Bol's Zlatni Rat — a finger of white pebble that shifts shape with the currents and juts into a turquoise sea — is Croatia's most photographed beach and one of Europe's most distinctive natural formations. Excellent windsurfing conditions draw professionals and enthusiasts from across the continent.
The most remote of Croatia's inhabited islands, Vis was a Yugoslav military base until 1989 and opened to tourism only when the army left — which is precisely why it remains unspoiled. Underwater caves, WWII tunnels, exceptional local wine (Vugava), and a fishing village atmosphere that the Hvar crowds never found make it a insider favourite.
A small walled town 18 km south of Dubrovnik, Cavtat curves around two bays backed by cypress-covered hills and has been a resort since the Romans founded Epidaurus here in the 3rd century BC. The Račić mausoleum by sculptor Ivan Meštrović on the hilltop cemetery is one of the finest early 20th-century monuments in Croatia.
Croatia's third-largest city and its main seaport, Rijeka has a proudly working industrial edge balanced by an eclectic mix of Habsburg architecture, a chaotic carnival that rivals Rio for intensity, and an arts scene emboldened by its stint as European Capital of Culture in 2020.
Varaždin served as Croatia's capital in the 18th century, and the baroque mansions, fountains, and the impeccably preserved castle complex it accumulated during that period make it the finest baroque city in the country. The old town cemetery — laid out as a landscape garden with clipped topiary — is an unlikely highlight that draws admirers from across Europe.

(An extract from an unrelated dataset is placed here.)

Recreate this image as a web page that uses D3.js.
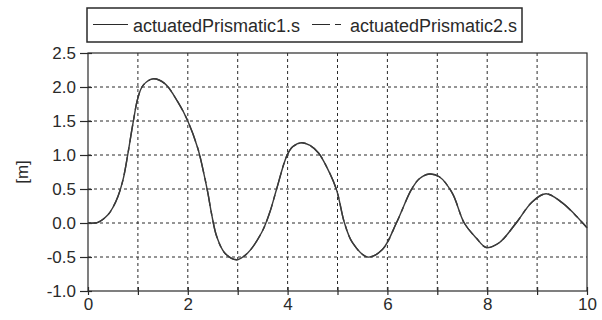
<!DOCTYPE html>
<html>
<head>
<meta charset="utf-8">
<script src="https://cdn.jsdelivr.net/npm/d3@7"></script>
<style>
  body { margin: 0; background: #fff; }
  svg { display: block; font-family: "Liberation Sans", Arial, sans-serif; }
</style>
</head>
<body>
<svg width="602" height="320"></svg>
<script>
// time [s] and position [m]
let time = [0, 0.2, 0.4, 0.5, 0.6, 0.7, 0.8, 0.9, 1.0, 1.1, 1.3, 1.54, 1.8, 2.0, 2.2, 2.3, 2.4, 2.48, 2.58, 2.74, 2.98, 3.2, 3.48, 3.64, 3.78, 3.98, 4.1, 4.28, 4.45, 4.62, 4.8, 4.98, 5.14, 5.3, 5.6, 5.9, 6.18, 6.48, 6.64, 6.84, 7.04, 7.3, 7.54, 7.78, 7.98, 8.24, 8.58, 8.9, 9.18, 9.5, 9.75, 10];
let s1 = [0, 0.01, 0.12, 0.23, 0.39, 0.63, 1.02, 1.46, 1.84, 2.02, 2.12, 2.05, 1.78, 1.5, 1.1, 0.8, 0.45, 0.12, -0.2, -0.44, -0.54, -0.44, -0.14, 0.15, 0.5, 0.98, 1.12, 1.18, 1.14, 1.03, 0.8, 0.49, 0.0, -0.29, -0.5, -0.39, 0.0, 0.49, 0.65, 0.72, 0.68, 0.44, 0.0, -0.22, -0.36, -0.29, 0.0, 0.31, 0.43, 0.30, 0.13, -0.07];
let s2 = s1.slice(); // second signal lies on top of the first
let seriesNames = ["actuatedPrismatic1.s", "actuatedPrismatic2.s"];
let xTicks = [0, 1, 2, 3, 4, 5, 6, 7, 8, 9, 10];
let yTicks = [-1.0, -0.5, 0.0, 0.5, 1.0, 1.5, 2.0, 2.5];

let svg = d3.select("svg");
let margin = {top: 53, right: 15, bottom: 29, left: 88};
let width = 602, height = 320;
let ink = "#2a2a2a";

let x = d3.scaleLinear()
	.domain([0, 10])
	.range([margin.left, width - margin.right]);

let y = d3.scaleLinear()
	.domain([-1, 2.5])
	.range([height - margin.bottom, margin.top]);

// grid
let grid = svg.append("g")
	.attr("stroke", ink)
	.attr("stroke-width", 1)
	.attr("stroke-dasharray", "3,3");
grid.selectAll("line.v").data(xTicks.slice(1, -1)).enter().append("line")
	.attr("x1", d => x(d)).attr("x2", d => x(d))
	.attr("y1", y(2.5)).attr("y2", y(-1));
grid.selectAll("line.h").data(yTicks.slice(1, -1)).enter().append("line")
	.attr("y1", d => y(d)).attr("y2", d => y(d))
	.attr("x1", x(0)).attr("x2", x(10));

// frame
svg.append("rect")
	.attr("x", x(0)).attr("y", y(2.5))
	.attr("width", x(10) - x(0)).attr("height", y(-1) - y(2.5))
	.attr("fill", "none").attr("stroke", ink).attr("stroke-width", 1.2);

let xAxis = g => g
	.attr("transform", `translate(0,${y(-1)})`)
	.call(d3.axisBottom(x)
		.tickValues(xTicks)
		.tickSizeInner(4)
		.tickSizeOuter(0)
		.tickPadding(3)
		.tickFormat(d => d % 2 === 0 ? d : ""))
	.call(g => g.select(".domain").remove())
	.call(g => g.selectAll(".tick line").attr("y1", -4));

let yAxis = g => g
	.attr("transform", `translate(${x(0)},0)`)
	.call(d3.axisLeft(y)
		.tickValues(yTicks)
		.tickSizeInner(8)
		.tickSizeOuter(0)
		.tickPadding(4)
		.tickFormat(d => d.toFixed(1)))
	.call(g => g.select(".domain").remove())
	.call(g => g.selectAll(".tick line").attr("x1", 4));

[xAxis, yAxis].forEach(a => svg.append("g").call(a)
	.call(g => g.selectAll(".tick line").attr("stroke", ink).attr("stroke-width", 1.2))
	.call(g => g.selectAll(".tick text").attr("fill", ink).attr("font-size", 17)));

svg.append("text")
	.attr("transform", `translate(28,${(y(2.5) + y(-1)) / 2}) rotate(-90)`)
	.attr("text-anchor", "middle")
	.attr("fill", ink)
	.attr("font-size", 17)
	.text("[m]");

// curves
let line = d3.line()
	.x(d => x(d[0]))
	.y(d => y(d[1]))
	.curve(d3.curveCatmullRom);

svg.append("path")
	.datum(time.map((t, i) => [t, s1[i]]))
	.attr("d", line)
	.attr("fill", "none").attr("stroke", "#3a3a3a").attr("stroke-width", 1.4);

svg.append("path")
	.datum(time.map((t, i) => [t, s2[i]]))
	.attr("d", line)
	.attr("fill", "none").attr("stroke", "#3a3a3a").attr("stroke-width", 1.4)
	.attr("stroke-dasharray", "18,5,5,5");

// legend
let legend = svg.append("g");
legend.append("rect")
	.attr("x", 87).attr("y", 8).attr("width", 435).attr("height", 34)
	.attr("fill", "#fff").attr("stroke", ink).attr("stroke-width", 1.5);
legend.append("line")
	.attr("x1", 93).attr("x2", 128).attr("y1", 24.5).attr("y2", 24.5)
	.attr("stroke", ink).attr("stroke-width", 1.2);
legend.append("line")
	.attr("x1", 312).attr("x2", 341).attr("y1", 24.5).attr("y2", 24.5)
	.attr("stroke", ink).attr("stroke-width", 1.2)
	.attr("stroke-dasharray", "18,5,6,50");
legend.selectAll("text").data(seriesNames).enter().append("text")
	.attr("x", (d, i) => i === 0 ? 133 : 350)
	.attr("y", 32)
	.attr("fill", ink)
	.attr("font-size", 18)
	.text(d => d);
</script>
</body>
</html>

Pag sits on an almost lunar island — barren limestone plateau, sparse vegetation, fierce Bura wind — but the moonscape beauty and the quality of its sheep's milk cheese (Paški sir) and lace (UNESCO intangible heritage) draw visitors who find the austerity itself compelling. The island's salt flats have been harvested since Roman times.
Mljet is the greenest island in the Adriatic, its western third a national park of saltwater lakes, pine forests, and a 12th-century Benedictine monastery on a tiny island within a lake — itself within an island, nested like a Croatian matryoshka. Swimming, kayaking, and cycling through forest paths are the primary activities; nightlife is not.
Croatia is one of those rare countries where the top two attractions are so good — Dubrovnik's walled city and Plitvice's terraced lakes — that most visitors never venture further. That's their loss. The Dalmatian coast is a 400-kilometre succession of old towns, each with its own UNESCO cathedral, its own island cluster, and its own distinct seafood tradition. Split, built inside Diocletian's retirement palace, is the obvious next stop; but Šibenik, whose Cathedral of St. James was constructed without mortar, and Trogir, an island city virtually unchanged since Venetian rule, reward travellers willing to slow down.
The islands are a chapter of their own. Hvar is the one everyone mentions — glamorous, yacht-lined, lavender-scented — but Vis, kept military until 1989, feels like Croatia twenty years ago: excellent local wine, clear water, fishing boats, no pretension. Korčula, which claims Marco Polo was born there (vigorously disputed by Venice), has a medieval old town compact enough to walk in an afternoon and a wine tradition, the Grk grape, that exists nowhere else on earth. Mljet, forested and quiet, wraps a national park around a saltwater lake with a monastery at its centre.
Zagreb surprises travellers who come only for the coast. It is a proper central European capital — Austro-Hungarian architecture, a cathedral, a castle, a covered market, excellent coffee, and an absurdist cultural edge that produced the Museum of Broken Relationships and a thriving craft beer scene long before either became fashionable. Inland, Varaždin is Croatia's baroque gem; Istria offers truffle-hunting, cycling through vineyard hills, and a Roman amphitheatre in Pula that still hosts opera under summer stars. How many have you made it to?